● TASK DESCRIPTION
Skip pictures in the listing below; copy exactly the lines from the one with "Reproduce this chart with Chart.js." through the one with "43, 38, 5, 1];", inclusive.

[begin SUPPLIED RECORDS]

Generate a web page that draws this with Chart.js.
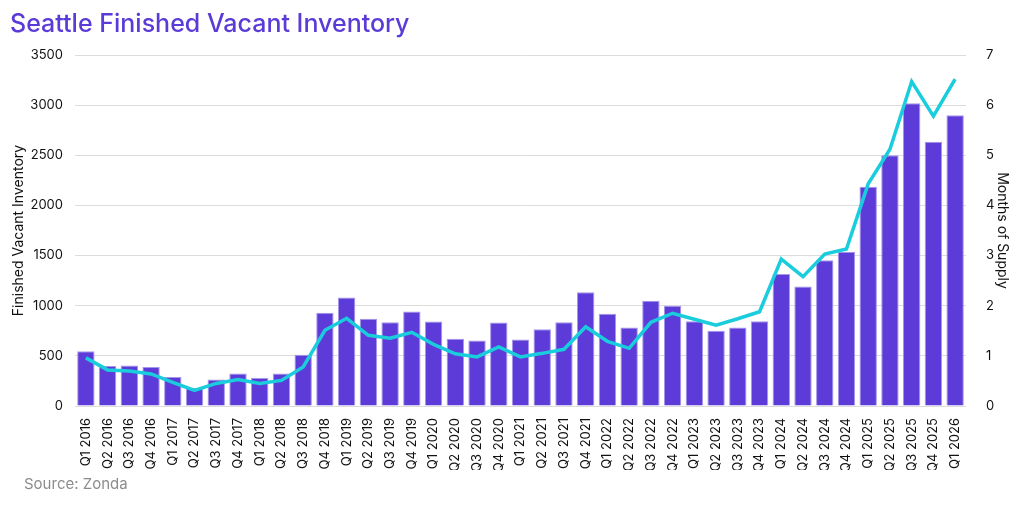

[end SUPPLIED RECORDS]
[begin SUPPLIED RECORDS]

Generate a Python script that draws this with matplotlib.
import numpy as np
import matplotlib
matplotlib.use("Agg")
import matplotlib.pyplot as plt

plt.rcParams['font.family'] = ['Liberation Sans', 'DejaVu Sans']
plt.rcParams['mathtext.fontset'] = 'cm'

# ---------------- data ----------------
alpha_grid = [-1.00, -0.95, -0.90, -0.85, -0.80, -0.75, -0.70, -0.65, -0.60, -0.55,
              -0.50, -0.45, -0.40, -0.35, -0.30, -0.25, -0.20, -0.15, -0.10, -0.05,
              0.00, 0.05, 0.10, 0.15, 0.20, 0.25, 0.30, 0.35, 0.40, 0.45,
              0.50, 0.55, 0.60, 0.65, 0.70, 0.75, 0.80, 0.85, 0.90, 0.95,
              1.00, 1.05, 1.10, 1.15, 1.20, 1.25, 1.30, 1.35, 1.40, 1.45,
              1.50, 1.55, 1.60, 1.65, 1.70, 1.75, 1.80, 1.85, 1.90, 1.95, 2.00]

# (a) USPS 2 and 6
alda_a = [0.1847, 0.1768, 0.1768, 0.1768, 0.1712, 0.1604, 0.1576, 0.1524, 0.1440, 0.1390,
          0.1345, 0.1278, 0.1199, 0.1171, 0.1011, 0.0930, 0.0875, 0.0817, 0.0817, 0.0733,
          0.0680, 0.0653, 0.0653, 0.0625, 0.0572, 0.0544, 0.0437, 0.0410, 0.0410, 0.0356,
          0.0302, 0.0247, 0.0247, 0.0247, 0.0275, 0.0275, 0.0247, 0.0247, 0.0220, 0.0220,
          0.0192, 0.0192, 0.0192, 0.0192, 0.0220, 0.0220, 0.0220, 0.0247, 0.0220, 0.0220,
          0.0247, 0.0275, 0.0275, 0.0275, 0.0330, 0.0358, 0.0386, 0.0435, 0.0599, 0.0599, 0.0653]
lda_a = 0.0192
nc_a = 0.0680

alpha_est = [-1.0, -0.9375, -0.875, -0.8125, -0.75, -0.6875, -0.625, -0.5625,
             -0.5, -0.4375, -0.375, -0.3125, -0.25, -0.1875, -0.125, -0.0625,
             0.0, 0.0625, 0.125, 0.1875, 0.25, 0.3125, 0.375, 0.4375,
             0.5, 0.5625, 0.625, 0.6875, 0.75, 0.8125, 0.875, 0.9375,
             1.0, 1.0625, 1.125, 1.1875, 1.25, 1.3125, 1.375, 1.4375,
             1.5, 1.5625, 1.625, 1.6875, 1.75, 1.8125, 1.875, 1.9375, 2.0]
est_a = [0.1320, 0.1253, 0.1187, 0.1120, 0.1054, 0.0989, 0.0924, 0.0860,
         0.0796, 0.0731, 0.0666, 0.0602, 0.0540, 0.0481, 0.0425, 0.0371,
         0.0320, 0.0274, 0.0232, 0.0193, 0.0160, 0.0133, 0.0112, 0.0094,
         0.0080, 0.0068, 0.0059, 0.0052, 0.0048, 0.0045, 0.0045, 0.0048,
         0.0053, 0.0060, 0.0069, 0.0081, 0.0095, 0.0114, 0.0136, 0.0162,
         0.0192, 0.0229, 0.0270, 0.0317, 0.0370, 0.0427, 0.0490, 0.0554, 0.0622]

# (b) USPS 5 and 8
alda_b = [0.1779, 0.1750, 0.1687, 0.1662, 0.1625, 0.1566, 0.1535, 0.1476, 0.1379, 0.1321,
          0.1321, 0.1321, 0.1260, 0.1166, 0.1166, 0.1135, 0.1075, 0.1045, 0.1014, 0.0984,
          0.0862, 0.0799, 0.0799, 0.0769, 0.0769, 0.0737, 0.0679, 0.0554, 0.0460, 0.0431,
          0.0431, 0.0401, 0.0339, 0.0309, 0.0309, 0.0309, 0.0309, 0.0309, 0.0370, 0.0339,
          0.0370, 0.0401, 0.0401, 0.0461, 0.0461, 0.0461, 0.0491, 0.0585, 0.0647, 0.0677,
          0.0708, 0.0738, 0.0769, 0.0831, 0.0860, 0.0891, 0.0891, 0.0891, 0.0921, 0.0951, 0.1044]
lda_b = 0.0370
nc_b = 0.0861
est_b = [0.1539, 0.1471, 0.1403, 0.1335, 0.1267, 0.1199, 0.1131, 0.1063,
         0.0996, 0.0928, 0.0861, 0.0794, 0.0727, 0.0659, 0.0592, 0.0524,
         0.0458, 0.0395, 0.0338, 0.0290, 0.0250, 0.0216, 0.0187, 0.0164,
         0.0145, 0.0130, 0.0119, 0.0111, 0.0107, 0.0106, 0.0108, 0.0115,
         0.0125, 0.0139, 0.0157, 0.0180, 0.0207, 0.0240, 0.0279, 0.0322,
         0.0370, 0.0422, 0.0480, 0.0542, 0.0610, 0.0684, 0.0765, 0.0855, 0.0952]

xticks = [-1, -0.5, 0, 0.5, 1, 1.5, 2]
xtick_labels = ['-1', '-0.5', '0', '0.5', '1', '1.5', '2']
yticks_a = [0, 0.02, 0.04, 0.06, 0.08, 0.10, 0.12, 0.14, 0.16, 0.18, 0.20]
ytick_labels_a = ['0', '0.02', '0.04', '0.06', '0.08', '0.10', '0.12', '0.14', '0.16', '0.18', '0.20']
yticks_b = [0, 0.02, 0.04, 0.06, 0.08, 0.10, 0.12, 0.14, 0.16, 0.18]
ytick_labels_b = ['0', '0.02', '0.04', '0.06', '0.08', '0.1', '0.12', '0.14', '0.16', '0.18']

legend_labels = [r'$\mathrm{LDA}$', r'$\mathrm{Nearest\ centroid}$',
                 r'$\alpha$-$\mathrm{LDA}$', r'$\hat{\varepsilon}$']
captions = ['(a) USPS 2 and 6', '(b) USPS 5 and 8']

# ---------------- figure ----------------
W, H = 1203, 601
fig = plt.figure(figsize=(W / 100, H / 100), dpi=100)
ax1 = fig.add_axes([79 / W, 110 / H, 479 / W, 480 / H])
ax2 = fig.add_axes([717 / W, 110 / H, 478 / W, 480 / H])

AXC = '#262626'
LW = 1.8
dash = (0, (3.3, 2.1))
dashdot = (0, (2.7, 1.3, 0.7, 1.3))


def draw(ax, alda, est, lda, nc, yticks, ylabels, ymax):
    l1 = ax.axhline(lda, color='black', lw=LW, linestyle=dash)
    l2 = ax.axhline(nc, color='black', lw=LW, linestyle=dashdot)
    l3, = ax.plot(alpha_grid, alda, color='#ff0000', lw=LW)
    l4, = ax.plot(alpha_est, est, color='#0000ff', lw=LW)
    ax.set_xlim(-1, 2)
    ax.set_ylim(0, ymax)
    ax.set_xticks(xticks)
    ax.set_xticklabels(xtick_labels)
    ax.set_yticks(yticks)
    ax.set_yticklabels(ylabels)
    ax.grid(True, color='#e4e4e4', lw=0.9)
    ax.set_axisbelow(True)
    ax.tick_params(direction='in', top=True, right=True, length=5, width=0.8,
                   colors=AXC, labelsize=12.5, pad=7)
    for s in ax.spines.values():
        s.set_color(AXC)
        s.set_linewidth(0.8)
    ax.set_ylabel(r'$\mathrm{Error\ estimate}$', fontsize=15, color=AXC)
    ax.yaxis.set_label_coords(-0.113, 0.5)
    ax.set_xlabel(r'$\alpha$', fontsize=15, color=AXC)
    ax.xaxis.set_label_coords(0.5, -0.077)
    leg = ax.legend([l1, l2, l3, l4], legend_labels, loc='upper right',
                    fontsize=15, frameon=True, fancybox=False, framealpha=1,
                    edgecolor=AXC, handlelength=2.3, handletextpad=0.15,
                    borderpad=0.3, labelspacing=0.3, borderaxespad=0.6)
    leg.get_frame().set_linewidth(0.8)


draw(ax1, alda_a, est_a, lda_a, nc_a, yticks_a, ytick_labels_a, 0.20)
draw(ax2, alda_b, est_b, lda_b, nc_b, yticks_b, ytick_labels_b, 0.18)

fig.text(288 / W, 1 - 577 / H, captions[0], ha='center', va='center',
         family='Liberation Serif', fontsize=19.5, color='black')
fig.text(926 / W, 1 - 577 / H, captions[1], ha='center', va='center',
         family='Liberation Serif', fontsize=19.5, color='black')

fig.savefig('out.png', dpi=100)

[end SUPPLIED RECORDS]
[begin SUPPLIED RECORDS]

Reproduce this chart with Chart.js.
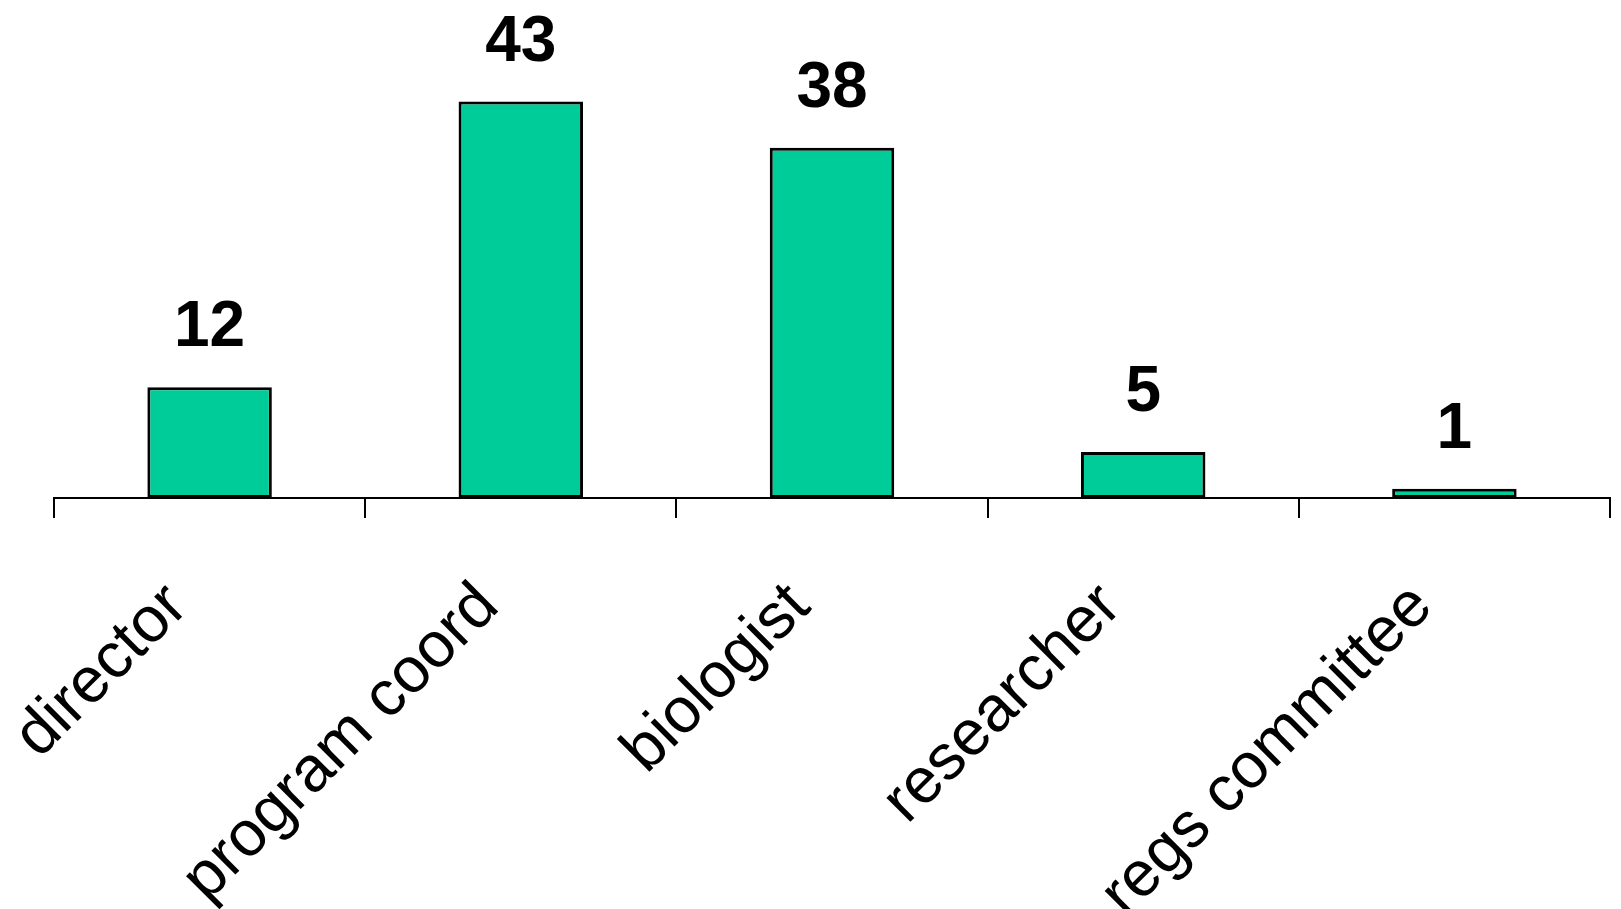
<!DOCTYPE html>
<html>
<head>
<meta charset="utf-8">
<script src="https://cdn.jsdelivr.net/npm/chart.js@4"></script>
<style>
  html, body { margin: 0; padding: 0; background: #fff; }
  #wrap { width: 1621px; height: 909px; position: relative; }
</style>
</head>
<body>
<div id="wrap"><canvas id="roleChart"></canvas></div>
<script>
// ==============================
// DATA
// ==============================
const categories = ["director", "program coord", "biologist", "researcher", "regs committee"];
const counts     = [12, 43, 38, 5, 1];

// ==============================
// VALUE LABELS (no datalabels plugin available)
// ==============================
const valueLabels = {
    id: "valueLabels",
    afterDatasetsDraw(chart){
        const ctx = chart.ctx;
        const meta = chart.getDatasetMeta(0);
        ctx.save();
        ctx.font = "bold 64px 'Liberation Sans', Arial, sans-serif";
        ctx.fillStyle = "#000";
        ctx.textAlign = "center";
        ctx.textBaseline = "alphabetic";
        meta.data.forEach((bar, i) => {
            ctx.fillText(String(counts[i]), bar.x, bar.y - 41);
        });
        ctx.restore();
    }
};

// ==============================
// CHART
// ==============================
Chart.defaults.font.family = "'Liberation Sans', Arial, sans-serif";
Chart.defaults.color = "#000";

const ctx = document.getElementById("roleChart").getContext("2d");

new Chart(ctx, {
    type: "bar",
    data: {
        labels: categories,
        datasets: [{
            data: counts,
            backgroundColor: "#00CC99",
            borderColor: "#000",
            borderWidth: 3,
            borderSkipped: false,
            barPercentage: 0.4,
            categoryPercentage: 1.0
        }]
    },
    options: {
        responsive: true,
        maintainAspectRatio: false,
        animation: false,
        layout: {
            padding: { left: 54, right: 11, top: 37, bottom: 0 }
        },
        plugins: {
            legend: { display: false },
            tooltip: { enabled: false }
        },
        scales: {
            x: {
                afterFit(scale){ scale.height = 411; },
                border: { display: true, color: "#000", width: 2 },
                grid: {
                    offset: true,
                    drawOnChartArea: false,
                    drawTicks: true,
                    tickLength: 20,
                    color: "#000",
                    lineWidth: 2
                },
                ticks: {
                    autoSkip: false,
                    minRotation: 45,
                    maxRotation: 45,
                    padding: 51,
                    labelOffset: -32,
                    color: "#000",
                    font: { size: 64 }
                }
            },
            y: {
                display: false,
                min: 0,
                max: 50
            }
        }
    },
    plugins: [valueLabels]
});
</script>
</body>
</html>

[end SUPPLIED RECORDS]

● SOLUTION
Reproduce this chart with Chart.js.
<!DOCTYPE html>
<html>
<head>
<meta charset="utf-8">
<script src="https://cdn.jsdelivr.net/npm/chart.js@4"></script>
<style>
  html, body { margin: 0; padding: 0; background: #fff; }
  #wrap { width: 1621px; height: 909px; position: relative; }
</style>
</head>
<body>
<div id="wrap"><canvas id="roleChart"></canvas></div>
<script>
// ==============================
// DATA
// ==============================
const categories = ["director", "program coord", "biologist", "researcher", "regs committee"];
const counts     = [12, 43, 38, 5, 1];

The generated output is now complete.